Au-delà de ce contraste de tailles essentiel à tout grand film sur l’espace, la mise en scène d’Interstellar est surtout l’occasion pour Christopher Nolan d’offrir une expérience de cinéma intemporelle, mêlant les trucages d’antan avec les effets spéciaux numériques d’aujourd’hui, de la magie artisanale des premiers Star Wars au réalisme glaçant de Gravity. Mais ce large panel de références et de possibilités permet de voir dans le long-métrage la représentation la plus explicite de certaines des obsessions du réalisateur, à savoir l’immersion du spectateur et le temps. Dans cet univers orienté hard science, qui rappelle donc forcément 2001: l’Odyssée de l’espace (qu’il ne copie pas pour autant), la caméra est souvent à portée de la technologie, vissée sur les parois de l’Endurance. Nolan a toujours aimé manipuler son public, c’est-à-dire utiliser les limites du cadre pour diriger son point de vue sur l’action, afin de ne pas forcément mettre en avant un élément trop explicatif. Avec son regard sur la prestidigitation et sa mise en abyme du cinéma, Le Prestige est sans nul doute à considérer comme le manifeste de sa filmographie. Il maîtrise son art comme un tour de magie, en faisant diversion pour tromper le spectateur, notamment par le montage, qui est une forme d’écriture aussi importante que le scénario à ses yeux. Interstellar a ainsi tout du lapin sorti d’un chapeau. Il dévoile ses (imposantes) surprises avec parcimonie pour mieux nous émerveiller. Enfin, pour un réalisateur qui repose une grande partie de son cinéma sur les artifices possibles des ellipses, des étirements de la temporalité et des histoires déconstruites, jouer avec la notion de relativité (une heure sur une planète peut équivaloir à sept ans sur Terre, etc.) et finir par matérialiser le temps comme la quatrième dimension sonne comme une quintessence de son art. Les remords exacerbés par le temps qui passe n’ont jamais autant concerné des protagonistes nolaniens, prisonniers trois heures durant d’un espace-temps qui les dépasse, accentuant la durée et la distance qui sépare Cooper de ses enfants.

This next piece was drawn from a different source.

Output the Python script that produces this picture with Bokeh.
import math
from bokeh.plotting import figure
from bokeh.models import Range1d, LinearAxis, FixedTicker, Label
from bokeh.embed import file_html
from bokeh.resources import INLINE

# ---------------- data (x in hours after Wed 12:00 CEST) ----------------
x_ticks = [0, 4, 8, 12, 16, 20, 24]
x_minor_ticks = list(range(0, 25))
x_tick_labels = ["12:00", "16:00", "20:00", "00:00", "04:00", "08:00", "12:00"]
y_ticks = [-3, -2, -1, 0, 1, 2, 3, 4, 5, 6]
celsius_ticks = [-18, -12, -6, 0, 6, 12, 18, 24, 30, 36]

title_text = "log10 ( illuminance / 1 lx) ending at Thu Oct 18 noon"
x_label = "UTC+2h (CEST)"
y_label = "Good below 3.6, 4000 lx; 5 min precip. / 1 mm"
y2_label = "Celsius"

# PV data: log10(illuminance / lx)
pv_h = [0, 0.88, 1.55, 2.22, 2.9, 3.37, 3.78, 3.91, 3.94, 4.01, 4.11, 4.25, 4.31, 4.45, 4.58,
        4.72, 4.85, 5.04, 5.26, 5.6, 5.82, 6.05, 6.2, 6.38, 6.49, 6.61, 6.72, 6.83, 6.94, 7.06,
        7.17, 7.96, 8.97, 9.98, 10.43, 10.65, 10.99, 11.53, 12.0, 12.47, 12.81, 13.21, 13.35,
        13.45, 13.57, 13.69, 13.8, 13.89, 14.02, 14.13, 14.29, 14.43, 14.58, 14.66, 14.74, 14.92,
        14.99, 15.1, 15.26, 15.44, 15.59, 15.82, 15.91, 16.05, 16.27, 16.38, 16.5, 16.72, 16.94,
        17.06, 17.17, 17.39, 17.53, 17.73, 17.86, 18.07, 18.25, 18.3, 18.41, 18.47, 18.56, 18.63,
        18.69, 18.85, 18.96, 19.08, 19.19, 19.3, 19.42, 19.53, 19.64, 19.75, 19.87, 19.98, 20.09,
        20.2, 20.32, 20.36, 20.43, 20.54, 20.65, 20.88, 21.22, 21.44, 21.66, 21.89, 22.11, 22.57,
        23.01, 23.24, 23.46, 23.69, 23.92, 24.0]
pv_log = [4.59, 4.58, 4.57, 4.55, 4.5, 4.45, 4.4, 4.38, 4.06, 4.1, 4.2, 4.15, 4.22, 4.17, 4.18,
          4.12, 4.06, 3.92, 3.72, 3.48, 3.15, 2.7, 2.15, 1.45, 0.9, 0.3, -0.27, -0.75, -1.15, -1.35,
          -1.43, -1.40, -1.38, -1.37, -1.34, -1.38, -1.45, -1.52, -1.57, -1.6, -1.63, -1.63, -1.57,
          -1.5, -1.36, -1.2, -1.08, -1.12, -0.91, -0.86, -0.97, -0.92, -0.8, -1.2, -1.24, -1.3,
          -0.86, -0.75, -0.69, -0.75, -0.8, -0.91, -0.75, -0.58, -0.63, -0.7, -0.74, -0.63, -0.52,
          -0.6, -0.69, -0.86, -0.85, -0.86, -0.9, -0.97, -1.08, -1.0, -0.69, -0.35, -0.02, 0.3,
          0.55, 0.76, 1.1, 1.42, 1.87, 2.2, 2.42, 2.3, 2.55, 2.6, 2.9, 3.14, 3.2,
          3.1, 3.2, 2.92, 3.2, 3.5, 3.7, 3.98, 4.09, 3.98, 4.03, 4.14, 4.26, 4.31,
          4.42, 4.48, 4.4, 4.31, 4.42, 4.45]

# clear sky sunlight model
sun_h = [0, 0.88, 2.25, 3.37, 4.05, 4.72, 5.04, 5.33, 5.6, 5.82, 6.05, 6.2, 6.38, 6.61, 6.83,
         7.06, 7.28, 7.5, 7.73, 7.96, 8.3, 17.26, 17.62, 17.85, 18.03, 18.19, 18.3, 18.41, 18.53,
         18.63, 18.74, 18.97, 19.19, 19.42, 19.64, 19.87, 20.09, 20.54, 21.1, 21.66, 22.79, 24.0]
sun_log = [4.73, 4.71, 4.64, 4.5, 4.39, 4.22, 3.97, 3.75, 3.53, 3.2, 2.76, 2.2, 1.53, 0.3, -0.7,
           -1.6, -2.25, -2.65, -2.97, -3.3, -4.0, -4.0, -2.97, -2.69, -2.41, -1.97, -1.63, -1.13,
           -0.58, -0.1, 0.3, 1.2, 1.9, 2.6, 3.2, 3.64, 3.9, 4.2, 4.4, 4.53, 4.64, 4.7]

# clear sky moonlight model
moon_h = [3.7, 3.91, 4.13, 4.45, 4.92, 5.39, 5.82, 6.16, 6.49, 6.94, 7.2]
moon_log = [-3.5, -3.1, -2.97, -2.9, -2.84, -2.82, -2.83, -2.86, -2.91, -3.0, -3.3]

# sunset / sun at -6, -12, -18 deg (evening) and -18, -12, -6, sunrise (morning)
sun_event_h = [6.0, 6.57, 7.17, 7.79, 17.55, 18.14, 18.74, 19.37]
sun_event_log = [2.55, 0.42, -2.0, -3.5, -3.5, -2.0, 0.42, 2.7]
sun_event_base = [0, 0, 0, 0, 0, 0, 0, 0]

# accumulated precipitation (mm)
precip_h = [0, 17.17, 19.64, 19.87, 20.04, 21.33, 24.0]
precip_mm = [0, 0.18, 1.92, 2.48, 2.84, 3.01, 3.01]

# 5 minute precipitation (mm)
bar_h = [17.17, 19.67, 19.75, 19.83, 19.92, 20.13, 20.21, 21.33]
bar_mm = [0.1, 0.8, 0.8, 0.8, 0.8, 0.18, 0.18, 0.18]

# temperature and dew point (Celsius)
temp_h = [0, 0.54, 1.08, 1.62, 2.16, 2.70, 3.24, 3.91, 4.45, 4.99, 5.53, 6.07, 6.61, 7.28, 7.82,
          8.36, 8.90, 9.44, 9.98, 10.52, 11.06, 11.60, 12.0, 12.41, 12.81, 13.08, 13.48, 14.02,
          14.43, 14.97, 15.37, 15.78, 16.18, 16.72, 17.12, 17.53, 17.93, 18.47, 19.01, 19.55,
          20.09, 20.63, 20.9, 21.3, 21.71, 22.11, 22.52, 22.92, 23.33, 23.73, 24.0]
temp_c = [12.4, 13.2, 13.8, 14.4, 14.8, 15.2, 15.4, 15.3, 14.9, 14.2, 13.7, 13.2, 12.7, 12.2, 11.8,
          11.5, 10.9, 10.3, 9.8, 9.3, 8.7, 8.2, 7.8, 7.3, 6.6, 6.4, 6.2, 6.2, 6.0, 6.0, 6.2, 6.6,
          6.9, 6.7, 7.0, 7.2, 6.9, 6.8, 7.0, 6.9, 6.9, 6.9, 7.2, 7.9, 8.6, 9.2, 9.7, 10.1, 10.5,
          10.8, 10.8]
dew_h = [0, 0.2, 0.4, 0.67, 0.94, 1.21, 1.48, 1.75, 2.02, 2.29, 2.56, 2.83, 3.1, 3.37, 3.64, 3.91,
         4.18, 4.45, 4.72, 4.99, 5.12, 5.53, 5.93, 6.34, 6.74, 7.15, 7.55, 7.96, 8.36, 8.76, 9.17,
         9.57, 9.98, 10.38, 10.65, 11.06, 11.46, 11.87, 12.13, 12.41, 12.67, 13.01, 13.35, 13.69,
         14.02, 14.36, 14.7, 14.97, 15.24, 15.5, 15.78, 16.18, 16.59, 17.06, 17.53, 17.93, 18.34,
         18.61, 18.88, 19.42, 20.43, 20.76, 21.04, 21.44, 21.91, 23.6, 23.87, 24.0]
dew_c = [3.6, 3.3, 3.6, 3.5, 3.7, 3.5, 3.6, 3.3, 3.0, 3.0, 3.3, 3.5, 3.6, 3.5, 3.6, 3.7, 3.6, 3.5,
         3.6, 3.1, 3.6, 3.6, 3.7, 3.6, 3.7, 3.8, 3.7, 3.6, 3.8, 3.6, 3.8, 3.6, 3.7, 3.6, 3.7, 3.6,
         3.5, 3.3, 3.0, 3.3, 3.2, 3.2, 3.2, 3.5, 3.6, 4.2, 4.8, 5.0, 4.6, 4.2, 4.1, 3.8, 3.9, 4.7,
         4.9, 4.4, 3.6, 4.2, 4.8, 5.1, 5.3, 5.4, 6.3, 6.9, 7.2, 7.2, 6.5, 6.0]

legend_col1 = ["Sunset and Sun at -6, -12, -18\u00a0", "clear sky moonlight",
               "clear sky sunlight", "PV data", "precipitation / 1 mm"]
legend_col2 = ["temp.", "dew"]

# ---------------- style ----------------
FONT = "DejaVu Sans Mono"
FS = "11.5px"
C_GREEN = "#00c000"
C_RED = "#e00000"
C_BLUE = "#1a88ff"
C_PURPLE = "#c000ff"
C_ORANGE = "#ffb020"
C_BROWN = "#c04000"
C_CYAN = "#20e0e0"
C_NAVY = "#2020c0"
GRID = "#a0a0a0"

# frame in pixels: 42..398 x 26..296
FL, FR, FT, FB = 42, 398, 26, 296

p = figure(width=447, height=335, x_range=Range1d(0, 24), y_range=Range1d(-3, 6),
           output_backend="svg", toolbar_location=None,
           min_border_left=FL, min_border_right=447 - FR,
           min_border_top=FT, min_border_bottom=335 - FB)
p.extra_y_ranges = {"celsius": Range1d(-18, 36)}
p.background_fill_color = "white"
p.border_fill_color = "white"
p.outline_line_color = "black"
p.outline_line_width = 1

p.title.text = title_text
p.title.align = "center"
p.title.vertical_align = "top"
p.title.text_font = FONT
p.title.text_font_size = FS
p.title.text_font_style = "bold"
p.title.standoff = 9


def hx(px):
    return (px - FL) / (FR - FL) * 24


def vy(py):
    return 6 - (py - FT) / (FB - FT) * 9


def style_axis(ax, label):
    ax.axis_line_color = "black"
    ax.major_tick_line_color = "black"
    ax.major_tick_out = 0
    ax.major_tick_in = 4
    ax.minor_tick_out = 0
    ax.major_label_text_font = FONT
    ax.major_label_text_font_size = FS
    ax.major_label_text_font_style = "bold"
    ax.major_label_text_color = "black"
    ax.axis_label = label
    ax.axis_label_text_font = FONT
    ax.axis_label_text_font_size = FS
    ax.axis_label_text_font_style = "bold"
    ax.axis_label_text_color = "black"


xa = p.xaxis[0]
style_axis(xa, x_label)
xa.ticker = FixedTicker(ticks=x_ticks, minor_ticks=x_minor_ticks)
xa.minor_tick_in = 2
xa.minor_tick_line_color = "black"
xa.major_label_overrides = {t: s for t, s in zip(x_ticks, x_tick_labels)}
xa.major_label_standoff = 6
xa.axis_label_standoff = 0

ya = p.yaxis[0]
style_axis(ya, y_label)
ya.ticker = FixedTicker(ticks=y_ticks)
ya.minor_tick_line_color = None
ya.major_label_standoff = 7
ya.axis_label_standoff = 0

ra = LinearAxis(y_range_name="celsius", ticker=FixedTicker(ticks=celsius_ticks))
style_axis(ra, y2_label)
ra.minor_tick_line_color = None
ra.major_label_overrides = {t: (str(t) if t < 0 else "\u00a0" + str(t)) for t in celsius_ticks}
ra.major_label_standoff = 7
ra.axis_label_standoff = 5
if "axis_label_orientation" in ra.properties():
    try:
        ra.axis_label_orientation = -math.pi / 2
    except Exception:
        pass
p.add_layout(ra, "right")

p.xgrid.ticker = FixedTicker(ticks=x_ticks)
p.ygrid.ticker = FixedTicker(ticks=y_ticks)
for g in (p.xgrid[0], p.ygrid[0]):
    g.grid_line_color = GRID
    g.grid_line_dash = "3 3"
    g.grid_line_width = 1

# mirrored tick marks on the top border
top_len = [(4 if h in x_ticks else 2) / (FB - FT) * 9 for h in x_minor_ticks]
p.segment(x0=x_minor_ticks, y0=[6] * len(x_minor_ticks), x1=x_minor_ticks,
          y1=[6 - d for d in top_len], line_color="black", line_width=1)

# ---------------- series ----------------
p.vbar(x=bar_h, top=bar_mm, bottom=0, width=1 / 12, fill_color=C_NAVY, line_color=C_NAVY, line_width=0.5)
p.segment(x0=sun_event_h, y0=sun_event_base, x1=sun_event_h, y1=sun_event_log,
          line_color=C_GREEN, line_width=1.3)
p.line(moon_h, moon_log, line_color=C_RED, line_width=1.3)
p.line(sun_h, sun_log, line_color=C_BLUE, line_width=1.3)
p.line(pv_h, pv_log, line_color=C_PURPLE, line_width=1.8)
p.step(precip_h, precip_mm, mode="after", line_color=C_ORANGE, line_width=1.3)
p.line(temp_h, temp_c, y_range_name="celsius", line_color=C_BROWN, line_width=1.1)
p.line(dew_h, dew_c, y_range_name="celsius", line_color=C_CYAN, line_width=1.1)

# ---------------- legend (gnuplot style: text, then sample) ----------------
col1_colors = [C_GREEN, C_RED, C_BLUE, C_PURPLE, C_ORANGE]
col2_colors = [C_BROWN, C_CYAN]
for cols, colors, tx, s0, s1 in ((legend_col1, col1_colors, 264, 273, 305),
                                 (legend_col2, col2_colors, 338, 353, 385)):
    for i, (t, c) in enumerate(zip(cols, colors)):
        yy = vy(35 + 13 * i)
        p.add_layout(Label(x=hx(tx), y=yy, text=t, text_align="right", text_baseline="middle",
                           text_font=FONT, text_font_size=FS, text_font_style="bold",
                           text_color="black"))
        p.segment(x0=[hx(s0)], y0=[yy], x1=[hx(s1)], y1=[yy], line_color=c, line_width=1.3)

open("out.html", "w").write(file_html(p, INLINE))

Comme à son habitude, Christopher Nolan s’amuse donc à brouiller les pistes à partir des codes connus du cinéma. Mais à travers une œuvre aussi ambitieuse, ils n’en paraissent que décuplés. Dès lors, comment interpréter les nombreux va-et-vient entre les aventures de Cooper dans le cosmos et celles de sa fille Murphy sur Terre ? S’agit-il de montages alternés (le lieu diffère mais pas la temporalité) ou de montages parallèles (le rapprochement entre les deux actions est purement symbolique) ? La véritable force d’Interstellar est à chercher dans cette parfaite maîtrise que son réalisateur a du langage cinématographique, et qui lui permet de flouter ce langage, pour que le film dépasse le médium qui l’accueille. Je me permets de repasser à la première personne du singulier pour décrire cette façon qu’Interstellar a de transcender. Comme rarement au cinéma, j’ai eu l’impression que le contenu de l’écran, l’infini sombre de l’univers se déversait dans la salle obscure pour m’envelopper, m’interrogeant à travers ses personnages sur ma propre condition d’être humain. Quand Christopher Nolan témoigne des chocs qu’il a eu étant enfant en voyant Star Wars et 2001, je pourrais réemployer les mêmes termes envers ce chef-d’œuvre qu’il vient d’offrir à notre génération. En reprenant la notion de relativité du long-métrage, Interstellar nous plonge dans une planète cinématographique où le temps semble se suspendre pendant la séance. Pourtant, longtemps après, on reste encore hantés par la réflexion d’un génie venu nous rappeler cette simple mais magnifique vérité : Human After All, comme l’ont dit deux autres pionniers d’un autre art.


"L'un des chefs-d'oeuvre de la décennie. Tout simplement."